BIG NAMES RESURRECT HIS CAREER—AND LIFE
The end of the blacklist, according to many, came about in 1960. Famed director Otto Preminger approached Trumbo and asked him to write the screenplay for Exodus, based on the bestselling novel by Leon Uris. Despite his reputation as being difficult to get along with, Preminger loved Trumbo’s work on the script and announced that he would receive full screen credit.

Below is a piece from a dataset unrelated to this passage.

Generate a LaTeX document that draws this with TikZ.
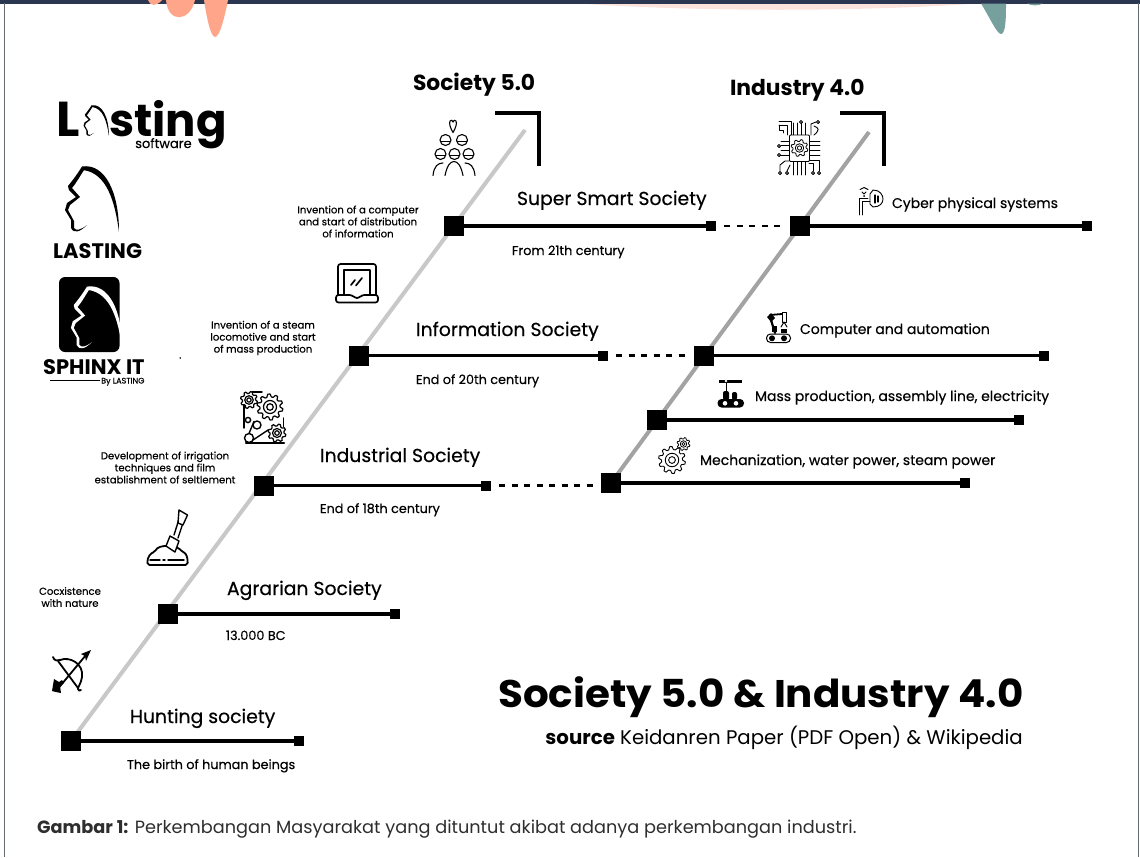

At the same time, popular actor Kirk Douglas asked Trumbo to script his latest epic, Spartacus, to be directed by Stanley Kubrick. Originally he was to write it under the pseudonym of “Sam Jackson,” but Douglas insisted that he be given full screen credit. By this time much of Hollywood suspected that Trumbo was ghosting scripts. Still, until Douglas left a pass for him at the Universal Studios gate, it had been a decade since Trumbo had set foot on a movie lot. He thanked Kirk Douglas profusely for giving him back his name.
If the support of these film industry giants wasn’t enough, Trumbo received further validation from the newly elected president, John F. Kennedy. Bucking protests from the American Legion, and vitriol from Hedda Hopper (“…the script was written by a commie, so don’t go see it”), JFK viewed Spartacus and gave it a big thumbs-up. Trumbo never used a pseudonym again. The Hollywood Blacklist had run its course.
Dalton Trumbo died in Los Angeles in 1976 at the age of seventy. His wife, Cleo, died in 2009. She was ninety-three.
Fine actor Bryan Cranston did an excellent job of portraying this complex man in Trumbo, for which he received an Academy Award nomination for Best Actor. Sadly, not too many people saw this fine film. It is highly recommended.